Elevated connections and requests failure

Incident Report for CVaaS

Postmortem

Incident Report: CVaaS Service Disruption - September 8, 2025
On September 8, 2025, CloudVision as-a-Service experienced a service disruption, lasting from 8 minutes in our UK region (cv-prod-uk-1) to 25 minutes in a US region (us-central1-a). During this time, users were unable to establish new connections, and transient connection errors occurred for those with existing connections.

We do not expect any data loss, as device state streaming was coalesced and resumed after the disruption. This incident was not caused by a security breach, intrusion, or other malicious activity.

Root Cause

An internal certificate expired within our trust chain, causing a disruption. The certificate was not properly monitored in our system, which notifies and automatically renews certificates, leading to its expiration.

Our Response

Our team was alerted to similar service disruptions across various global regions, and a status page incident was posted because the issue was not transient and was unrelated to our service provider. The disruption was triaged, the root cause identified, and mitigations implemented within 20 minutes. Corrective actions were taken simultaneously over the next approximately 35 minutes. The incident was closed after an assessment of all regions was completed, and services were restored.
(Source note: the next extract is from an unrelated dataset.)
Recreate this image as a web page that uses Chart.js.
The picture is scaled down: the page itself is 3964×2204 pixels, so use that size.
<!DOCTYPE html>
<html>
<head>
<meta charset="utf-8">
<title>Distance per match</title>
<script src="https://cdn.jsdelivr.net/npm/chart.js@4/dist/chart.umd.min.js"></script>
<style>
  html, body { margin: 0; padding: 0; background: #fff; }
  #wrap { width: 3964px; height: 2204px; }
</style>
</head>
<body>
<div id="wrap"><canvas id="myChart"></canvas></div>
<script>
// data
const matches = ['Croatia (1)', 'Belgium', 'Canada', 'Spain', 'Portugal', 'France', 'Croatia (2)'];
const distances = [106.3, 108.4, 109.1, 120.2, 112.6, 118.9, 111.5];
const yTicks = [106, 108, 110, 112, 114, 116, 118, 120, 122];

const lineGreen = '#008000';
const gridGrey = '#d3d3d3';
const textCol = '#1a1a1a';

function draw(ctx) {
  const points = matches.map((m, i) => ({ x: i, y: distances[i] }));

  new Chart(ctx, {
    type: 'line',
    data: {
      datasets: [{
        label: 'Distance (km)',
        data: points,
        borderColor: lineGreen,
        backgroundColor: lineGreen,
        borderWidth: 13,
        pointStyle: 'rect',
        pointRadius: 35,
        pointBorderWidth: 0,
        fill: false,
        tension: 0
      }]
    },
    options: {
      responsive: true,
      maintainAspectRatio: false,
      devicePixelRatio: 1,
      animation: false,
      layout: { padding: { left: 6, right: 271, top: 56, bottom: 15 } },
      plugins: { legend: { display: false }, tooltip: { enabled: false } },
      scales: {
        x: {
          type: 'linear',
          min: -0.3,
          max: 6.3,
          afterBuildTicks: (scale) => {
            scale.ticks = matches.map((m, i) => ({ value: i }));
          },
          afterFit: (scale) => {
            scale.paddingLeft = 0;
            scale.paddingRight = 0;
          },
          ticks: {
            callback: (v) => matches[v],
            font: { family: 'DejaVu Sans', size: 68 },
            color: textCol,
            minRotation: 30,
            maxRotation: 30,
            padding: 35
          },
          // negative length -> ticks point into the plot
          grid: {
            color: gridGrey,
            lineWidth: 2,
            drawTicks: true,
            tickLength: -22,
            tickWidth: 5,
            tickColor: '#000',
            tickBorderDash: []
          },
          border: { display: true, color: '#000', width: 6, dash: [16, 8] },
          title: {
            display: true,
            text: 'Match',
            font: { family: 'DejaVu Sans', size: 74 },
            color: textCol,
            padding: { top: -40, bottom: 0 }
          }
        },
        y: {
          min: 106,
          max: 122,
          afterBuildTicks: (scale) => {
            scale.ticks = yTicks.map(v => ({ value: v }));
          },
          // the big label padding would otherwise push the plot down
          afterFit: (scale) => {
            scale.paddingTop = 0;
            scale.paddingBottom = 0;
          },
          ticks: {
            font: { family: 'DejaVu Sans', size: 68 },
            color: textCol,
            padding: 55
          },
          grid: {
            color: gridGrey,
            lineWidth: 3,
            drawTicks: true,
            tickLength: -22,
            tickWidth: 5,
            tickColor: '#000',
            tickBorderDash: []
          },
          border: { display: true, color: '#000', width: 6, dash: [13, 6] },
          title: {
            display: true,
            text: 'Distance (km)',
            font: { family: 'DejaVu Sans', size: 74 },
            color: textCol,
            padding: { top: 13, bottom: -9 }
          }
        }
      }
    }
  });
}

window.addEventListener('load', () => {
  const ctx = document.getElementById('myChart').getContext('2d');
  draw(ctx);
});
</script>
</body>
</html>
We understand that an outage of this nature is unacceptable and apologize to all affected CloudVision as-a-Service users impacted by this incident. We are committed to implementing changes identified during our internal investigation to prevent this type of failure from happening again.

Thank you for using CloudVision as-a-Service.

Posted Sep 16, 2025 - 17:55 UTC

Resolved

This incident is now fully resolved.

Postmortem for this incident is still pending. Our team is currently actively working on reviewing this incident, and postmortem update.
Posted Sep 08, 2025 - 15:35 UTC

Update

us-central1-c region is fully operational.
Posted Sep 08, 2025 - 15:31 UTC

Update

us-central1-a region is fully operational.
Posted Sep 08, 2025 - 15:07 UTC

Update

us-central1-b region is fully operational.
Posted Sep 08, 2025 - 14:56 UTC

Update

ausoutheast-1 and apnortheast-1 regions are fully operational.
Posted Sep 08, 2025 - 14:42 UTC

Update

euwest-2 region is fully operational.
Posted Sep 08, 2025 - 14:26 UTC

Update

uk-1, india-1 and na-northeast1-b regions are fully operational.
Posted Sep 08, 2025 - 14:22 UTC

Monitoring

Services is coming back up, but with degraded performance. We are monitoring the situation.
Posted Sep 08, 2025 - 14:15 UTC

Update

A fix is rolling out on all service regions.
Posted Sep 08, 2025 - 14:01 UTC

Identified

We have identified the root cause of the issue. The team is working on a fix.
Posted Sep 08, 2025 - 13:18 UTC

Investigating

We are currently investing alerts about connection failure affecting all service regions.
Posted Sep 08, 2025 - 12:56 UTC
This incident affected: euwest-2 (Core Platform), apnortheast-1 (Core Platform), us-central1-a (Core Platform), us-central1-c (Core Platform), ausoutheast-1 (Core Platform), na-northeast1-b (Core Platform), uk-1 (Core Platform), us-central1-b (Core Platform), and india-1 (Core Platform).